• Molière amuse le roi et les siècles, première partie

    by  • 22 février 2015 • Extraits • 0 Comments

    Portrait de Molière (1622 - 1673) par Pierre Mignard (1612 - 1695)

    Portrait de Molière (1622 – 1673) par Pierre Mignard (1612 – 1695)

     

    Extrait de La Littérature française pour les Nuls, éditions First, 2005.

    Molière, c’est un univers, notre univers, quelle que soit l’époque, la classe sociale : la nature humaine qu’il décrit avec malice et justesse demeure étonnamment fidèle à elle-même. Louis XIV est l’un des plus fervents admirateurs du créateur de Tartuffe, Harpagon ou Monsieur Jourdain.

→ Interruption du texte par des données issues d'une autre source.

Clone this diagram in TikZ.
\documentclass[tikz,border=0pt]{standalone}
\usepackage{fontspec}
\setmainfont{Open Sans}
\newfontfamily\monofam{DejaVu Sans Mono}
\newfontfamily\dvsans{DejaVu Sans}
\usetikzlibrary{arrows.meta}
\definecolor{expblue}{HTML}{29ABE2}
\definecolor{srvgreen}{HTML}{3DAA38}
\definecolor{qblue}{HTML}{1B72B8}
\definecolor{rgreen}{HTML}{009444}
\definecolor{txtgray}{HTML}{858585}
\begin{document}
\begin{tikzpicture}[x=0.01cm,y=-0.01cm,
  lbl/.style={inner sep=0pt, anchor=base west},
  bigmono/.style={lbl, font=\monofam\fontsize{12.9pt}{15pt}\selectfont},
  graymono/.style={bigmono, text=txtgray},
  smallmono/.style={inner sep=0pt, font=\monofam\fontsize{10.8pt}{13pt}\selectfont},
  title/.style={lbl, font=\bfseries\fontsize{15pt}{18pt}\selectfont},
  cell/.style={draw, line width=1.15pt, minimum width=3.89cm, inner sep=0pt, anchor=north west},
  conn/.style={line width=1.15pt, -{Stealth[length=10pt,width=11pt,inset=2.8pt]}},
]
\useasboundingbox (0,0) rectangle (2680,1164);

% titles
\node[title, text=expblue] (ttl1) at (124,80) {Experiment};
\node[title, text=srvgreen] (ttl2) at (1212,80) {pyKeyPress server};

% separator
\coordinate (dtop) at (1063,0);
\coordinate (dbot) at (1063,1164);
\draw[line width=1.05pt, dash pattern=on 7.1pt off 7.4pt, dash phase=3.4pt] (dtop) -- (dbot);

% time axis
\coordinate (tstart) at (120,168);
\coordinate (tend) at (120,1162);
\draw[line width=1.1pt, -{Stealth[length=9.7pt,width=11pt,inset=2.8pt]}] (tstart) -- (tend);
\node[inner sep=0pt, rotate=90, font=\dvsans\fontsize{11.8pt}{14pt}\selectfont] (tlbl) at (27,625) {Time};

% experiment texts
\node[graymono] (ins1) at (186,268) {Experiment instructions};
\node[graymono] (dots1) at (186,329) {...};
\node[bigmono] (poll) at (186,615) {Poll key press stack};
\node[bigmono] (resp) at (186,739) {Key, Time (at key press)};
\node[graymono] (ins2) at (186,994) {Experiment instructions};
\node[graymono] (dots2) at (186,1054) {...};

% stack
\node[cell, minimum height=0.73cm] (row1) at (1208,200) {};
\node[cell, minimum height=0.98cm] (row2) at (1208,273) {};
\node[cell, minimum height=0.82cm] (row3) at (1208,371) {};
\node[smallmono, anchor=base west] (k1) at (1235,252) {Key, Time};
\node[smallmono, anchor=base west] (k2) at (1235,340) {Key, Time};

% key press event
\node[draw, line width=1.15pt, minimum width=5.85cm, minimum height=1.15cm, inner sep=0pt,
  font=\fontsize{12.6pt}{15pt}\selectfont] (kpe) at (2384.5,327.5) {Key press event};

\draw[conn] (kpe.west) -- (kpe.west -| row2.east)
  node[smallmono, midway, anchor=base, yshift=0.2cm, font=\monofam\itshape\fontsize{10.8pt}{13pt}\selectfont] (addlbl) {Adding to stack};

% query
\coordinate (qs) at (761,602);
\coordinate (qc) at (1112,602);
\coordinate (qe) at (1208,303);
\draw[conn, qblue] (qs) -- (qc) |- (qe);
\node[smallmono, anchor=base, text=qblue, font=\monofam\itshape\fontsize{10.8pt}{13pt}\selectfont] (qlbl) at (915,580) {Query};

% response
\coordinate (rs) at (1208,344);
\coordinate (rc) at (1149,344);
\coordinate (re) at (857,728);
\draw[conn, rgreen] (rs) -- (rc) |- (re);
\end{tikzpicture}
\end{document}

    Le pavillon des singes

    À l’angle de la rue Saint-Honoré et des Vieilles-Étuves (rue Saural aujourd’hui) existait une maison nommée le Pavillon des Singes. Curieux nom qui s’explique à cause d’un poteau en cormier, variété de sorbier, placé à l’angle de la maison, et portant une sculpture de bois représentant six singes dans un oranger, se passant des fruits de la main à la main, cependant que le septième ramassait ceux qui étaient tombés. Cette sculpture fut conservée précieusement jusqu’au début du XIXème siècle dans un grenier des Invalides où un gardien la découvrant un jour se dit qu’elle ferait un bon feu. Ainsi disparut ce que le jeune Jean-Baptiste Poquelin – dit Molière – avait regardé sans doute avec une curiosité amusée pendant toute son enfance, et revu sa vie entière, chaque fois qu’il regagnait la maison familiale.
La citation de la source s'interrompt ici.